Unfortunately, being finite creatures we can’t always absolutely or immediately ascertain what precisely is the most just, most right configuration of a specific situation. In fact, philosophically as well as literally, “just” and “right” are more like directions, as in “to the right”, than fixed locations. Preferences. In other words, it’s relative.

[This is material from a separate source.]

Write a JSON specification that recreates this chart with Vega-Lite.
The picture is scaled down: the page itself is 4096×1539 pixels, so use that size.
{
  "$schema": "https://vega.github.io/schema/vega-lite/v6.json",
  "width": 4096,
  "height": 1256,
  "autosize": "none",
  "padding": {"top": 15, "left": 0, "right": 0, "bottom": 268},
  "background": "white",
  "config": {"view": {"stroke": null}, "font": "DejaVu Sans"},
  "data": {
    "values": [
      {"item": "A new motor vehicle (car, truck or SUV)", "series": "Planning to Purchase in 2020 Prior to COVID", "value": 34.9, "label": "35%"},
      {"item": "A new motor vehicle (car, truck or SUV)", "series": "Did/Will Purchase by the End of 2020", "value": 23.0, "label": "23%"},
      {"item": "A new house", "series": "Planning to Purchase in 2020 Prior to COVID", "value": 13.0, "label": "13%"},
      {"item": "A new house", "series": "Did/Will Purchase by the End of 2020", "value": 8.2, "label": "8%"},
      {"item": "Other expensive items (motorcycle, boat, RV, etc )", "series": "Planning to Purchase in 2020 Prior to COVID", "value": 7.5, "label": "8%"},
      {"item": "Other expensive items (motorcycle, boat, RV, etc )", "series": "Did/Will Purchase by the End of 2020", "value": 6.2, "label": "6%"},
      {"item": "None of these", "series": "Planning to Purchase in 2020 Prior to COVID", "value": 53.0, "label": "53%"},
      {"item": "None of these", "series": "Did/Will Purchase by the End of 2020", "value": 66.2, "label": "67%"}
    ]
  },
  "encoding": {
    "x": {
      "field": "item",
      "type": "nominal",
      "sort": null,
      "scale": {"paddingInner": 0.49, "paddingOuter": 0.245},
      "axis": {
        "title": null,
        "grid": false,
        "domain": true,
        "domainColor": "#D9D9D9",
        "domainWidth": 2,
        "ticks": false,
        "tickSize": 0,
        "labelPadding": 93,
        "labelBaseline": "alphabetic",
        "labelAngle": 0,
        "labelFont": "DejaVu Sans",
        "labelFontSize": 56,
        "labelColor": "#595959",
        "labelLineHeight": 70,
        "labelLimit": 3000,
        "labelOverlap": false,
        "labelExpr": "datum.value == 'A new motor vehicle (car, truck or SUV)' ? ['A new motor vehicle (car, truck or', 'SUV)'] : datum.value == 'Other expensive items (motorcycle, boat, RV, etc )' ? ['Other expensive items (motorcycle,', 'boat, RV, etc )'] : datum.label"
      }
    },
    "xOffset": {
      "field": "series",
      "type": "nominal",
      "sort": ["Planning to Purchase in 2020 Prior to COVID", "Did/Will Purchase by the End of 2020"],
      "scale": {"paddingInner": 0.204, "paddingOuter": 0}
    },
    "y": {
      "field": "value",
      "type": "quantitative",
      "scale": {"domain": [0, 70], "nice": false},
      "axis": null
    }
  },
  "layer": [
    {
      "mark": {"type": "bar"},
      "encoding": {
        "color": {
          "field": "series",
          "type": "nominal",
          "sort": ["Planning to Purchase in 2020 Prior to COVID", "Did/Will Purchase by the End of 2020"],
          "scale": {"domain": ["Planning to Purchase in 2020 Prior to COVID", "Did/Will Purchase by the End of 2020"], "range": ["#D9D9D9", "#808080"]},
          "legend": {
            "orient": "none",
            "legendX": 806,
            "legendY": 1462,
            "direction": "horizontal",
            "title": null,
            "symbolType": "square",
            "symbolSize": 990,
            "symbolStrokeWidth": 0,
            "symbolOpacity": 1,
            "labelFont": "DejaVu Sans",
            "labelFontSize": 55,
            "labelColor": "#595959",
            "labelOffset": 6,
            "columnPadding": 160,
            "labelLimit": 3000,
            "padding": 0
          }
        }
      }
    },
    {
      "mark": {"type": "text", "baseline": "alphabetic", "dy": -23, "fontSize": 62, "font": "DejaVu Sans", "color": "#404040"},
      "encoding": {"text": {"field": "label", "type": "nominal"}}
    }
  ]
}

Two things seem to happen if this is true (maybe more, but these are a good start): First, God’s Will sounds a lot like the Dao. The path and our direction on it trump the indeterminate destination as proof of our “righteousness.” And that correct directionality is itself relative to where we began—kind of like Mecca is a different direction from wherever you are and, if we’re honest, Mecca itself is spinning in orbit on earth and around the sun—not fixed at all. Second, the “righteous” have no “right” of self-righteousness. As Jesus insisted, they had better look to their own sins: take the beams from their eyes and drop their stones. Directionality shifts, almost literally with the tides. The rightness of an action shifts as other beings—sentient, conscious and inert—adjust, take action and move in a direction of their own, whether with or against what from your perspective looks best at the moment. The truth of chaos, the unpredictability of phenomena, derives from their interconnectedness. So acknowledging connection—which we Christians call surrender to love—is the origin of ethical behavior.
So, are there absolutes? If not, can we have righteousness—or even rightness or ethics without them? In avoiding absolutes, I would assert just one. It comes from the old testament. It’s written into many hymns, here it is in the lyrics of one of my favorites:
“What does our god require of you? To seek justice, to love kindness, to walk humbly with your God.”
In accordance with that absolute, we make our relative way. I think that’s probably what my newly collared young cleric meant. It makes me happy to think I’m still down with his viewpoint as well.